↓↓↓

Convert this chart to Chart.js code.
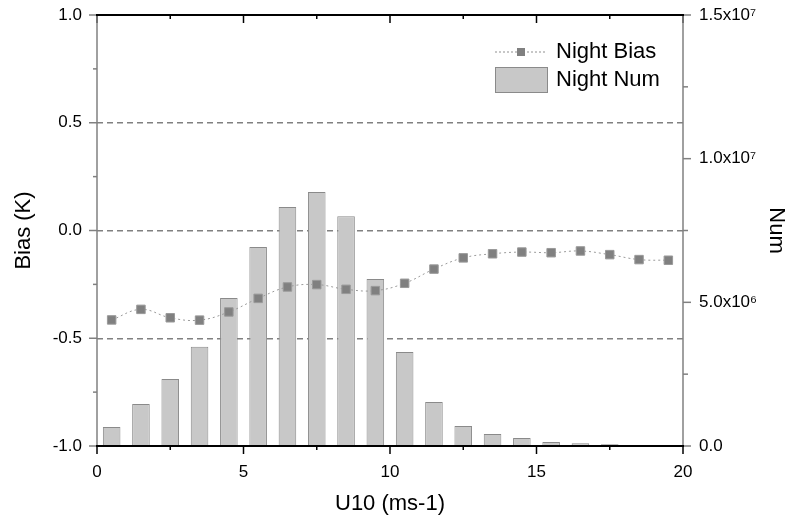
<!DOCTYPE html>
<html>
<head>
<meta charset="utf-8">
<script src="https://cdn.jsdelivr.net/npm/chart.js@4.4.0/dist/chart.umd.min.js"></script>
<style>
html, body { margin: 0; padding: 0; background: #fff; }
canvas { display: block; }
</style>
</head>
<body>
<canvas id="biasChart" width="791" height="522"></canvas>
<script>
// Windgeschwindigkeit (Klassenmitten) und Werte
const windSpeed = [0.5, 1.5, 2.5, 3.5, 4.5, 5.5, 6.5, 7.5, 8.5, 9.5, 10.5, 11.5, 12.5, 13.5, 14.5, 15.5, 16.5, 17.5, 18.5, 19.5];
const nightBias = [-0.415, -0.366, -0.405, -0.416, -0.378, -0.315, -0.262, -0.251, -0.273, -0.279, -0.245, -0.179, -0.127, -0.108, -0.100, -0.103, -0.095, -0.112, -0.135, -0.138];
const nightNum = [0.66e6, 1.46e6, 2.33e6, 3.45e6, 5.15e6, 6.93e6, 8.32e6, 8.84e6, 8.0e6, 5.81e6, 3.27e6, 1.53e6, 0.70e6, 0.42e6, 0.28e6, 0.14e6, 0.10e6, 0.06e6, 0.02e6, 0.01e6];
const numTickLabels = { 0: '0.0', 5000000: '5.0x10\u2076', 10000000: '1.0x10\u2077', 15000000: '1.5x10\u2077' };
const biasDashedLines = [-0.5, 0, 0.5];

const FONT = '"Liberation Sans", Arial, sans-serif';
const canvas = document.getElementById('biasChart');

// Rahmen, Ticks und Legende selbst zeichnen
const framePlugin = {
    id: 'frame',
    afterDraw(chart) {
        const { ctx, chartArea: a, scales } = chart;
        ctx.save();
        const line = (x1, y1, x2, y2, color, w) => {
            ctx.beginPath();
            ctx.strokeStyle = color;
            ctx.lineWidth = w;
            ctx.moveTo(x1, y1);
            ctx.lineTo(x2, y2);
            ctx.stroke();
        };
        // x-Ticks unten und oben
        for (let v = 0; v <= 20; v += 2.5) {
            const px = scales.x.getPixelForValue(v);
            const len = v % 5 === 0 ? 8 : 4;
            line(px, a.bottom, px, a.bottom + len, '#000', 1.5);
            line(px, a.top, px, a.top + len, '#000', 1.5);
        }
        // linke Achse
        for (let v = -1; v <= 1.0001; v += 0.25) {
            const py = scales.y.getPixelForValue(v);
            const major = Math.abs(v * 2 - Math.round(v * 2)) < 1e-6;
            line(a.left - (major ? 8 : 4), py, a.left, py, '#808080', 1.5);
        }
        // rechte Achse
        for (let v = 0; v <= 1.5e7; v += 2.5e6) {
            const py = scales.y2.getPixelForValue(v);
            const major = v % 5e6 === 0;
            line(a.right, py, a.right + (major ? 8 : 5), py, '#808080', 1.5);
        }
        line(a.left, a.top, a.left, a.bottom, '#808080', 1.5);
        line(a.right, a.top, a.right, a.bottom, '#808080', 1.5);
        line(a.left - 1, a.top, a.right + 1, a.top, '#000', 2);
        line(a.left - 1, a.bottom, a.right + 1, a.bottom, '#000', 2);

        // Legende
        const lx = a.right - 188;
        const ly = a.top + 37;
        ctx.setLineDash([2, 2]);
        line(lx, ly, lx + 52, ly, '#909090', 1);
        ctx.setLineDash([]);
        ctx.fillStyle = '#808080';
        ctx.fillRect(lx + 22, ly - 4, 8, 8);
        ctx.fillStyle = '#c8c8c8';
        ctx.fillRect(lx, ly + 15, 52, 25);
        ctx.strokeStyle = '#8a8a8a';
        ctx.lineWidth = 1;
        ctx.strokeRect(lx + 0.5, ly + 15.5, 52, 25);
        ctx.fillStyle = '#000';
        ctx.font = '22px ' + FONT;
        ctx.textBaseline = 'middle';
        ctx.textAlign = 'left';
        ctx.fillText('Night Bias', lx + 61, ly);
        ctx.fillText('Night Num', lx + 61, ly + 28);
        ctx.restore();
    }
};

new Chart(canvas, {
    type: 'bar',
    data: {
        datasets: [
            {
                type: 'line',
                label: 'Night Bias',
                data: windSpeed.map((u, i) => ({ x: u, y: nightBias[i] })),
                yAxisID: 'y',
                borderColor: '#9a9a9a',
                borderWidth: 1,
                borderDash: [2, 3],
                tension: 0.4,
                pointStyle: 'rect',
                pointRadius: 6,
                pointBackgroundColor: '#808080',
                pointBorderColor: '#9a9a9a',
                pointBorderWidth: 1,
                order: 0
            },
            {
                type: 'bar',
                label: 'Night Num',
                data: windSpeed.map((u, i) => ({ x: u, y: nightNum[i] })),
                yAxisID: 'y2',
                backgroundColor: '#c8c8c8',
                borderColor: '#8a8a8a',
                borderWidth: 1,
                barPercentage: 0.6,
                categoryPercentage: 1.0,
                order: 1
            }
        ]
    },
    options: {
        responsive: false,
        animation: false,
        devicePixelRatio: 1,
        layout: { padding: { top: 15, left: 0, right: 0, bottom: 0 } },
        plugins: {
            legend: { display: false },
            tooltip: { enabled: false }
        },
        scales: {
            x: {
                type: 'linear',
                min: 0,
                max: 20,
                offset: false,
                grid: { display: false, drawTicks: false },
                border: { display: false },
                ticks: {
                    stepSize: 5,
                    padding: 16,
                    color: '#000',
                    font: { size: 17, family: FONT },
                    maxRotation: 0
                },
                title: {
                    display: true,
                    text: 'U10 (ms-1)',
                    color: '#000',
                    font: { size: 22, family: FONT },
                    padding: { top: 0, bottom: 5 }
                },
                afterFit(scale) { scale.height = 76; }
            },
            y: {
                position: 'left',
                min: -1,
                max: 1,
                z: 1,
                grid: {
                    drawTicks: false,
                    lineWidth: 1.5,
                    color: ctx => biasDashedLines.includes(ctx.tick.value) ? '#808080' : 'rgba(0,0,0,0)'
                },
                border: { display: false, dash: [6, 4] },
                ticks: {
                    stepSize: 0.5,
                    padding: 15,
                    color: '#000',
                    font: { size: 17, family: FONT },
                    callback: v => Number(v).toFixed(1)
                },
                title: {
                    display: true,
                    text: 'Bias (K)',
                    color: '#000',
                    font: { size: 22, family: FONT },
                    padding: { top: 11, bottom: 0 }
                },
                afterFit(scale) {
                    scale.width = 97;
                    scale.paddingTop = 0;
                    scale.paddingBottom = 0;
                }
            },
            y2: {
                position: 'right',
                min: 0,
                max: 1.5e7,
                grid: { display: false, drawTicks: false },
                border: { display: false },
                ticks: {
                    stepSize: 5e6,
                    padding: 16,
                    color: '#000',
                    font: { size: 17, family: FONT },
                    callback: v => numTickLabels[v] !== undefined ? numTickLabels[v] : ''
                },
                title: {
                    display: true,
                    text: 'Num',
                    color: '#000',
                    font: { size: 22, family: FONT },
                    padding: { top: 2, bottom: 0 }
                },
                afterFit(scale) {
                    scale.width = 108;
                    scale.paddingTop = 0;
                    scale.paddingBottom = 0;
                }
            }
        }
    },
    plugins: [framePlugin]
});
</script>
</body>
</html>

↑↑↑

## What is asked
Take the listing and print it again exactly, but without any pictures.

## Solution to this exercise
Convert this chart to Chart.js code.
<!DOCTYPE html>
<html>
<head>
<meta charset="utf-8">
<script src="https://cdn.jsdelivr.net/npm/chart.js@4.4.0/dist/chart.umd.min.js"></script>
<style>
html, body { margin: 0; padding: 0; background: #fff; }
canvas { display: block; }
</style>
</head>
<body>
<canvas id="biasChart" width="791" height="522"></canvas>
<script>
// Windgeschwindigkeit (Klassenmitten) und Werte
const windSpeed = [0.5, 1.5, 2.5, 3.5, 4.5, 5.5, 6.5, 7.5, 8.5, 9.5, 10.5, 11.5, 12.5, 13.5, 14.5, 15.5, 16.5, 17.5, 18.5, 19.5];
const nightBias = [-0.415, -0.366, -0.405, -0.416, -0.378, -0.315, -0.262, -0.251, -0.273, -0.279, -0.245, -0.179, -0.127, -0.108, -0.100, -0.103, -0.095, -0.112, -0.135, -0.138];
const nightNum = [0.66e6, 1.46e6, 2.33e6, 3.45e6, 5.15e6, 6.93e6, 8.32e6, 8.84e6, 8.0e6, 5.81e6, 3.27e6, 1.53e6, 0.70e6, 0.42e6, 0.28e6, 0.14e6, 0.10e6, 0.06e6, 0.02e6, 0.01e6];
const numTickLabels = { 0: '0.0', 5000000: '5.0x10\u2076', 10000000: '1.0x10\u2077', 15000000: '1.5x10\u2077' };
const biasDashedLines = [-0.5, 0, 0.5];

const FONT = '"Liberation Sans", Arial, sans-serif';
const canvas = document.getElementById('biasChart');

// Rahmen, Ticks und Legende selbst zeichnen
const framePlugin = {
    id: 'frame',
    afterDraw(chart) {
        const { ctx, chartArea: a, scales } = chart;
        ctx.save();
        const line = (x1, y1, x2, y2, color, w) => {
            ctx.beginPath();
            ctx.strokeStyle = color;
            ctx.lineWidth = w;
            ctx.moveTo(x1, y1);
            ctx.lineTo(x2, y2);
            ctx.stroke();
        };
        // x-Ticks unten und oben
        for (let v = 0; v <= 20; v += 2.5) {
            const px = scales.x.getPixelForValue(v);
            const len = v % 5 === 0 ? 8 : 4;
            line(px, a.bottom, px, a.bottom + len, '#000', 1.5);
            line(px, a.top, px, a.top + len, '#000', 1.5);
        }
        // linke Achse
        for (let v = -1; v <= 1.0001; v += 0.25) {
            const py = scales.y.getPixelForValue(v);
            const major = Math.abs(v * 2 - Math.round(v * 2)) < 1e-6;
            line(a.left - (major ? 8 : 4), py, a.left, py, '#808080', 1.5);
        }
        // rechte Achse
        for (let v = 0; v <= 1.5e7; v += 2.5e6) {
            const py = scales.y2.getPixelForValue(v);
            const major = v % 5e6 === 0;
            line(a.right, py, a.right + (major ? 8 : 5), py, '#808080', 1.5);
        }
        line(a.left, a.top, a.left, a.bottom, '#808080', 1.5);
        line(a.right, a.top, a.right, a.bottom, '#808080', 1.5);
        line(a.left - 1, a.top, a.right + 1, a.top, '#000', 2);
        line(a.left - 1, a.bottom, a.right + 1, a.bottom, '#000', 2);

        // Legende
        const lx = a.right - 188;
        const ly = a.top + 37;
        ctx.setLineDash([2, 2]);
        line(lx, ly, lx + 52, ly, '#909090', 1);
        ctx.setLineDash([]);
        ctx.fillStyle = '#808080';
        ctx.fillRect(lx + 22, ly - 4, 8, 8);
        ctx.fillStyle = '#c8c8c8';
        ctx.fillRect(lx, ly + 15, 52, 25);
        ctx.strokeStyle = '#8a8a8a';
        ctx.lineWidth = 1;
        ctx.strokeRect(lx + 0.5, ly + 15.5, 52, 25);
        ctx.fillStyle = '#000';
        ctx.font = '22px ' + FONT;
        ctx.textBaseline = 'middle';
        ctx.textAlign = 'left';
        ctx.fillText('Night Bias', lx + 61, ly);
        ctx.fillText('Night Num', lx + 61, ly + 28);
        ctx.restore();
    }
};

new Chart(canvas, {
    type: 'bar',
    data: {
        datasets: [
            {
                type: 'line',
                label: 'Night Bias',
                data: windSpeed.map((u, i) => ({ x: u, y: nightBias[i] })),
                yAxisID: 'y',
                borderColor: '#9a9a9a',
                borderWidth: 1,
                borderDash: [2, 3],
                tension: 0.4,
                pointStyle: 'rect',
                pointRadius: 6,
                pointBackgroundColor: '#808080',
                pointBorderColor: '#9a9a9a',
                pointBorderWidth: 1,
                order: 0
            },
            {
                type: 'bar',
                label: 'Night Num',
                data: windSpeed.map((u, i) => ({ x: u, y: nightNum[i] })),
                yAxisID: 'y2',
                backgroundColor: '#c8c8c8',
                borderColor: '#8a8a8a',
                borderWidth: 1,
                barPercentage: 0.6,
                categoryPercentage: 1.0,
                order: 1
            }
        ]
    },
    options: {
        responsive: false,
        animation: false,
        devicePixelRatio: 1,
        layout: { padding: { top: 15, left: 0, right: 0, bottom: 0 } },
        plugins: {
            legend: { display: false },
            tooltip: { enabled: false }
        },
        scales: {
            x: {
                type: 'linear',
                min: 0,
                max: 20,
                offset: false,
                grid: { display: false, drawTicks: false },
                border: { display: false },
                ticks: {
                    stepSize: 5,
                    padding: 16,
                    color: '#000',
                    font: { size: 17, family: FONT },
                    maxRotation: 0
                },
                title: {
                    display: true,
                    text: 'U10 (ms-1)',
                    color: '#000',
                    font: { size: 22, family: FONT },
                    padding: { top: 0, bottom: 5 }
                },
                afterFit(scale) { scale.height = 76; }
            },
            y: {
                position: 'left',
                min: -1,
                max: 1,
                z: 1,
                grid: {
                    drawTicks: false,
                    lineWidth: 1.5,
                    color: ctx => biasDashedLines.includes(ctx.tick.value) ? '#808080' : 'rgba(0,0,0,0)'
                },
                border: { display: false, dash: [6, 4] },
                ticks: {
                    stepSize: 0.5,
                    padding: 15,
                    color: '#000',
                    font: { size: 17, family: FONT },
                    callback: v => Number(v).toFixed(1)
                },
                title: {
                    display: true,
                    text: 'Bias (K)',
                    color: '#000',
                    font: { size: 22, family: FONT },
                    padding: { top: 11, bottom: 0 }
                },
                afterFit(scale) {
                    scale.width = 97;
                    scale.paddingTop = 0;
                    scale.paddingBottom = 0;
                }
            },
            y2: {
                position: 'right',
                min: 0,
                max: 1.5e7,
                grid: { display: false, drawTicks: false },
                border: { display: false },
                ticks: {
                    stepSize: 5e6,
                    padding: 16,
                    color: '#000',
                    font: { size: 17, family: FONT },
                    callback: v => numTickLabels[v] !== undefined ? numTickLabels[v] : ''
                },
                title: {
                    display: true,
                    text: 'Num',
                    color: '#000',
                    font: { size: 22, family: FONT },
                    padding: { top: 2, bottom: 0 }
                },
                afterFit(scale) {
                    scale.width = 108;
                    scale.paddingTop = 0;
                    scale.paddingBottom = 0;
                }
            }
        }
    },
    plugins: [framePlugin]
});
</script>
</body>
</html>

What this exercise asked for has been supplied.